### AIM OF THE TASK
Copy all lines below containing "that".

### TASK DATA
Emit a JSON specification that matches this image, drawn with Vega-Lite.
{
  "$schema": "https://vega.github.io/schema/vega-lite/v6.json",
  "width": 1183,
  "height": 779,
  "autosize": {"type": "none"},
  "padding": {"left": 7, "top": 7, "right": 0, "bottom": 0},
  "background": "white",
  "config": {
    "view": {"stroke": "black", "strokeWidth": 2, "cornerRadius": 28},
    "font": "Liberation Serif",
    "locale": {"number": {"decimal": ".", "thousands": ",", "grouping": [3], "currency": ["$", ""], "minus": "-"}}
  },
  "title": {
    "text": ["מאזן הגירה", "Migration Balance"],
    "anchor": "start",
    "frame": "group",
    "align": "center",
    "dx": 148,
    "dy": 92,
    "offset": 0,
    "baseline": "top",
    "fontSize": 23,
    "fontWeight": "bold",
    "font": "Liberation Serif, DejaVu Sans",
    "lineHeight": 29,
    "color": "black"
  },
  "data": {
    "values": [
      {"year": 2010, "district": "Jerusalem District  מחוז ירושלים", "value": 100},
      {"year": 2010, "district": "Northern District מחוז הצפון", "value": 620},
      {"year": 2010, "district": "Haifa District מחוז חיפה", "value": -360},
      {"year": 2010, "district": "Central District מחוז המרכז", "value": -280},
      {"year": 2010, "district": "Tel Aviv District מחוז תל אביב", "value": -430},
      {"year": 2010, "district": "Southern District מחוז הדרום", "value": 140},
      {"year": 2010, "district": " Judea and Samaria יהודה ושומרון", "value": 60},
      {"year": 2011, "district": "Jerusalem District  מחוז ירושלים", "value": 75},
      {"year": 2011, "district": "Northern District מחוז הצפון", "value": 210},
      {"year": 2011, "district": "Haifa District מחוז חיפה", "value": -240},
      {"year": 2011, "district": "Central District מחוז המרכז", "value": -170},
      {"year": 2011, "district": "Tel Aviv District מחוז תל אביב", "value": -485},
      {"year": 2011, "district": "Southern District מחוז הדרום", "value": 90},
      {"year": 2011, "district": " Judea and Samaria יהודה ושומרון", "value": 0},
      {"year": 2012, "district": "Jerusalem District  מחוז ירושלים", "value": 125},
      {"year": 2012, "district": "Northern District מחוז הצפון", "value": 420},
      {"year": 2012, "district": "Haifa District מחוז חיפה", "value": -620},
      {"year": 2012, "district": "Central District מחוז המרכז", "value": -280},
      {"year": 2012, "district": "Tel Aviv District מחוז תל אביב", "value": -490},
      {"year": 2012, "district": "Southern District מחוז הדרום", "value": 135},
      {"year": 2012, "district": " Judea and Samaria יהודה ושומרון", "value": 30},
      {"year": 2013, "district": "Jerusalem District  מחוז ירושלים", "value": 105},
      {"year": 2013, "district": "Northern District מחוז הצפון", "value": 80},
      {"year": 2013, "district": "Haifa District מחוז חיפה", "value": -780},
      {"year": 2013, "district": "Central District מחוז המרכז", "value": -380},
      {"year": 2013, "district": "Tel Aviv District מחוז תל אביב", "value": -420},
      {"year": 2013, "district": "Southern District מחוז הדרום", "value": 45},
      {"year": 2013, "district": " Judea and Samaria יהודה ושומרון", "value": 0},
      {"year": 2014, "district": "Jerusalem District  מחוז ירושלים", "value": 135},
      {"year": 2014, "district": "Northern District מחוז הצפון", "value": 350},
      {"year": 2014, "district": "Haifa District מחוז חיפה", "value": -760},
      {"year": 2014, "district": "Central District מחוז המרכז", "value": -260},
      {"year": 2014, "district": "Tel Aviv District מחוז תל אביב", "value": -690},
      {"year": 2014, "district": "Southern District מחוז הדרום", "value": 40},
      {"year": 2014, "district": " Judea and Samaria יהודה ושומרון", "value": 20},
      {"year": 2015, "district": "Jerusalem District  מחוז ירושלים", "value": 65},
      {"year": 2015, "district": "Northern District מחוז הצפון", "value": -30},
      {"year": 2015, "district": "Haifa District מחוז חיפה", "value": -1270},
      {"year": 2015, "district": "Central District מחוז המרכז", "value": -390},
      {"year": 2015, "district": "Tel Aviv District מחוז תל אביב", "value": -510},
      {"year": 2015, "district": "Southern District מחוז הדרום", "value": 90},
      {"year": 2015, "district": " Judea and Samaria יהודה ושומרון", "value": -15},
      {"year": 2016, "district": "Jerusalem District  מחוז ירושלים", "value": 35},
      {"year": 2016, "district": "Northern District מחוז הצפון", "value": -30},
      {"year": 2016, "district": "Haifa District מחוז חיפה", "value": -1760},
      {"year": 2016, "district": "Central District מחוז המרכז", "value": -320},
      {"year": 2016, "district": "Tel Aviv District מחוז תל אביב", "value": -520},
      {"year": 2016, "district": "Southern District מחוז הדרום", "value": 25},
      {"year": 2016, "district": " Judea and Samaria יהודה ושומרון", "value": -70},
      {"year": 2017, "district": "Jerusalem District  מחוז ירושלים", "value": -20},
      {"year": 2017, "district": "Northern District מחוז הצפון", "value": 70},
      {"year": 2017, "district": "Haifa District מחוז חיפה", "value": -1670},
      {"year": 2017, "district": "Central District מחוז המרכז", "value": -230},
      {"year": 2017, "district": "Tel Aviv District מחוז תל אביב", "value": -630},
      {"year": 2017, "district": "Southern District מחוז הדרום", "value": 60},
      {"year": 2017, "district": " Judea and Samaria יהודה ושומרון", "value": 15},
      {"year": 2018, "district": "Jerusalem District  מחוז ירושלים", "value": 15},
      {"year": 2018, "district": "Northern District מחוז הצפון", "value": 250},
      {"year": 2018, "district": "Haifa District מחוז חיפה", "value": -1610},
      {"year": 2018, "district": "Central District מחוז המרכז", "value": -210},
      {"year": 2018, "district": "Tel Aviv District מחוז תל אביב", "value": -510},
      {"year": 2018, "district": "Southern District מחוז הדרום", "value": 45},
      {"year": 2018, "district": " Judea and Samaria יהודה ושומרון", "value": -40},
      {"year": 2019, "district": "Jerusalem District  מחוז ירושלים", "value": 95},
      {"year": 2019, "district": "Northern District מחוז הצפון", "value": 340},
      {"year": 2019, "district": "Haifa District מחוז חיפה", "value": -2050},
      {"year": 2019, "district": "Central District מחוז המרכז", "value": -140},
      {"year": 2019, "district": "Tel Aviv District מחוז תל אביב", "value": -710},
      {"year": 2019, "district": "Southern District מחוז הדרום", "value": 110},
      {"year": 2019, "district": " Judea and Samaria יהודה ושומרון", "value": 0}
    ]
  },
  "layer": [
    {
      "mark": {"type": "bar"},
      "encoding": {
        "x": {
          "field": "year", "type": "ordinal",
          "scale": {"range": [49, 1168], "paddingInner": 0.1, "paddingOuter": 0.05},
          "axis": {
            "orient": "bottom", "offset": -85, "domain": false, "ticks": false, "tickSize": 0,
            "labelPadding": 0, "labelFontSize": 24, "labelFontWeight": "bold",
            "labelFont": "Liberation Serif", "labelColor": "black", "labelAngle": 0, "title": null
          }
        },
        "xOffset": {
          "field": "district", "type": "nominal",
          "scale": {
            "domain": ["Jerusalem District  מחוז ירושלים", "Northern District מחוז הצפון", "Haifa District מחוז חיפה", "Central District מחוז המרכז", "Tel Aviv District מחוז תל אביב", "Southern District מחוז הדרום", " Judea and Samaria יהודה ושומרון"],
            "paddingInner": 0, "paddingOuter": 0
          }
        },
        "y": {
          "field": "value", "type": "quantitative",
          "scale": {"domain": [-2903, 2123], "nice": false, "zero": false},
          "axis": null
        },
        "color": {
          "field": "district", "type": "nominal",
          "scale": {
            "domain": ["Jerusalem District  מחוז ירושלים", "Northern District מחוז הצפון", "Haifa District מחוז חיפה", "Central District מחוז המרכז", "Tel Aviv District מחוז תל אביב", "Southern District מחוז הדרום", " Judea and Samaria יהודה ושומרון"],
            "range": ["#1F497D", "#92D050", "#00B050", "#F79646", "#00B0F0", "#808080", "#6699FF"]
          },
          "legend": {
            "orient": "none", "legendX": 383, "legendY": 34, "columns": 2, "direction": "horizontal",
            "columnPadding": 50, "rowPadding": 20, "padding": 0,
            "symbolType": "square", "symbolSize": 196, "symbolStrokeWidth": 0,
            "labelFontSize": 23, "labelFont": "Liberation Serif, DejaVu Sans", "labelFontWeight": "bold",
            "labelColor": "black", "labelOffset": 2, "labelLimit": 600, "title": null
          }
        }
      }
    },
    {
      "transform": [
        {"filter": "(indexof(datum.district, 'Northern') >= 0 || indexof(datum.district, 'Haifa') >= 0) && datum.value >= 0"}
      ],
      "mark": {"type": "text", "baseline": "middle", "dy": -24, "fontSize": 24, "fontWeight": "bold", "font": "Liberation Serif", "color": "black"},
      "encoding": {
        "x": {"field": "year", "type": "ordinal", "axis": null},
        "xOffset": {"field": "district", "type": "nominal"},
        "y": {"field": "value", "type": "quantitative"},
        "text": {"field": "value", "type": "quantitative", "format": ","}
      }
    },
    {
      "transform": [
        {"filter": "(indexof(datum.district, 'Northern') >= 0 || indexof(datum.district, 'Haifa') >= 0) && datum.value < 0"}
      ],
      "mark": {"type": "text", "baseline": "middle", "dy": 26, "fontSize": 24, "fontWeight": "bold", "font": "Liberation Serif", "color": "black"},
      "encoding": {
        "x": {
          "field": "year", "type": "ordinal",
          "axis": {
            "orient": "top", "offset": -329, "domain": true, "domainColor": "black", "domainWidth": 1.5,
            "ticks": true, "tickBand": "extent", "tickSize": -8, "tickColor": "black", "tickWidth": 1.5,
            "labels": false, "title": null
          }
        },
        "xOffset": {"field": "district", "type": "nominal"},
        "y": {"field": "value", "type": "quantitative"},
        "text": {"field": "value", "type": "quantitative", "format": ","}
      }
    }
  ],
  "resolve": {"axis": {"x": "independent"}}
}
--
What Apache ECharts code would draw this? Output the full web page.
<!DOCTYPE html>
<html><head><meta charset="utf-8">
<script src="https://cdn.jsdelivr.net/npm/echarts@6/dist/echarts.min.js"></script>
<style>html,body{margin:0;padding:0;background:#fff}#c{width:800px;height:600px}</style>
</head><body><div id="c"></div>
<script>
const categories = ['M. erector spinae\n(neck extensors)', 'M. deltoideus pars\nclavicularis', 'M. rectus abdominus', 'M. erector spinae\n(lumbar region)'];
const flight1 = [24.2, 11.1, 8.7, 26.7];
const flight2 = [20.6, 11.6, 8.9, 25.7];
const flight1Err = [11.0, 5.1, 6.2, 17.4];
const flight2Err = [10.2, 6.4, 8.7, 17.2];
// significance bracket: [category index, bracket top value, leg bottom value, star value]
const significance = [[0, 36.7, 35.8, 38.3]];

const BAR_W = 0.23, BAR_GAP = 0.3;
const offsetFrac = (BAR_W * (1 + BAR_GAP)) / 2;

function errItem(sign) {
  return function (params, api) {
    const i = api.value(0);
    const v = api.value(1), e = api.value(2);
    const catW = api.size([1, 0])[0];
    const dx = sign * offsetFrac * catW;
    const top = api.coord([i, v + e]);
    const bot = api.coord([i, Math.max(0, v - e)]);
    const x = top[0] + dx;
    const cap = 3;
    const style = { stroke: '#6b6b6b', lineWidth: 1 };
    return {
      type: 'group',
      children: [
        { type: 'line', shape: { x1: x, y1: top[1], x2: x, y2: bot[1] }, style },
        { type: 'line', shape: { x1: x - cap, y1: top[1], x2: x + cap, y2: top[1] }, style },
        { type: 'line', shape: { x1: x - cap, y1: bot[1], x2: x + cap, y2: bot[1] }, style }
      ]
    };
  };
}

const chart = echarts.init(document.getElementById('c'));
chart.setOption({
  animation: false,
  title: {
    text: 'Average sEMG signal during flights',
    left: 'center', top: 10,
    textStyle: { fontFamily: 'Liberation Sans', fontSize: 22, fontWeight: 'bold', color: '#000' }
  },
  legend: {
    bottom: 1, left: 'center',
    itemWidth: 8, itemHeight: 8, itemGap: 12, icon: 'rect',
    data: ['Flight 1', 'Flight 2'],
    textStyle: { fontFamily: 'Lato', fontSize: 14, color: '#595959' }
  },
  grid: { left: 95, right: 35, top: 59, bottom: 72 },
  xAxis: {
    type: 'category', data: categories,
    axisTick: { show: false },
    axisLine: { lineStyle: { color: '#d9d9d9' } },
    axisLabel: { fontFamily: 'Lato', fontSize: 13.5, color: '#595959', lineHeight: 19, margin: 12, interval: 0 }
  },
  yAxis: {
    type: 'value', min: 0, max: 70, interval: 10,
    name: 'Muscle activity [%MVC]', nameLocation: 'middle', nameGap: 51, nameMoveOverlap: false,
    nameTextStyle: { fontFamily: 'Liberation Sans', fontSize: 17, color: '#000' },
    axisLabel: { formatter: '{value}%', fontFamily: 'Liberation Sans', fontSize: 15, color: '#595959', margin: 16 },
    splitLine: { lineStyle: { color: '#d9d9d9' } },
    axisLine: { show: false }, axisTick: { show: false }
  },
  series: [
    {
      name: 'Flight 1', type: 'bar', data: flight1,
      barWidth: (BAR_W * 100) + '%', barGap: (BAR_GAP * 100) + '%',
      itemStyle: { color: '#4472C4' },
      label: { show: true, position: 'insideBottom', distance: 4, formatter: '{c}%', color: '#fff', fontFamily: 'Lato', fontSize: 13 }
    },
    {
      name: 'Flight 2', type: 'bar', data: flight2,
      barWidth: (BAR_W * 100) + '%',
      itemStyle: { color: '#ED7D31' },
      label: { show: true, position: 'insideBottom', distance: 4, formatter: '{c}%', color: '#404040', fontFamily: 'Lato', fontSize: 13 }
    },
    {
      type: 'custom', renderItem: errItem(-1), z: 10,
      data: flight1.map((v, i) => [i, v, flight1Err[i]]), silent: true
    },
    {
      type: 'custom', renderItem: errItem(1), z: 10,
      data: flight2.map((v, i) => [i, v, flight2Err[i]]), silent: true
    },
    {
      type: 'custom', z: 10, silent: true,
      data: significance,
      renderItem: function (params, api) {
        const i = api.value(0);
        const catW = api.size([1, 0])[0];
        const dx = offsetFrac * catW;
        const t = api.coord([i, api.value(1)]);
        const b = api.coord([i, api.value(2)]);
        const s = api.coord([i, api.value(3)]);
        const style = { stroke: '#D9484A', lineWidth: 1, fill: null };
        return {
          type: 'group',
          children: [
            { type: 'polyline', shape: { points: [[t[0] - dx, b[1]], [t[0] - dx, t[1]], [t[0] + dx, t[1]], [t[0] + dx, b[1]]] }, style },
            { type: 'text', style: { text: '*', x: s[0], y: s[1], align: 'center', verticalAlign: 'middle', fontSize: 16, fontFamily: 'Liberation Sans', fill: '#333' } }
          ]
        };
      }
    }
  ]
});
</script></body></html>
--
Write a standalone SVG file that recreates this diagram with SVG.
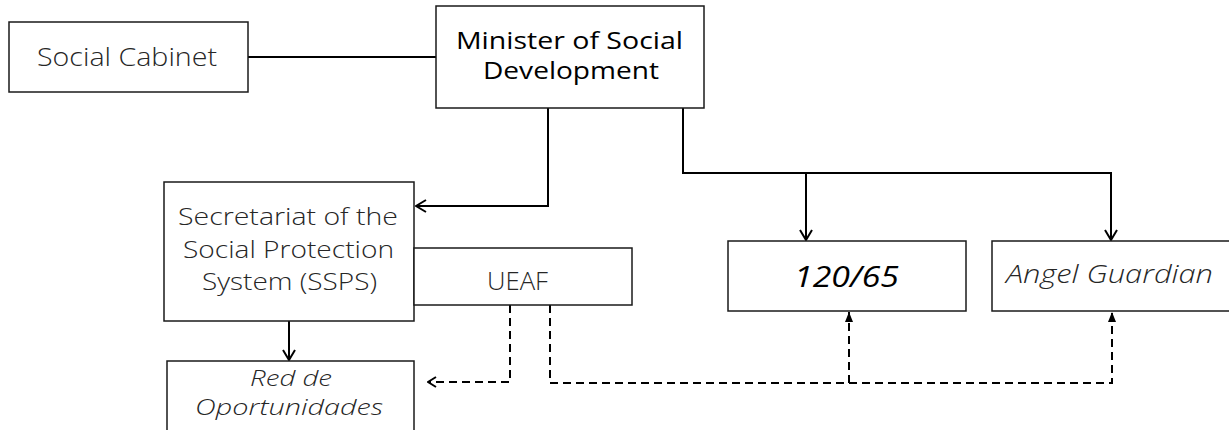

### SOLUTION FOR THIS TASK
Emit a JSON specification that matches this image, drawn with Vega-Lite.
Write a standalone SVG file that recreates this diagram with SVG.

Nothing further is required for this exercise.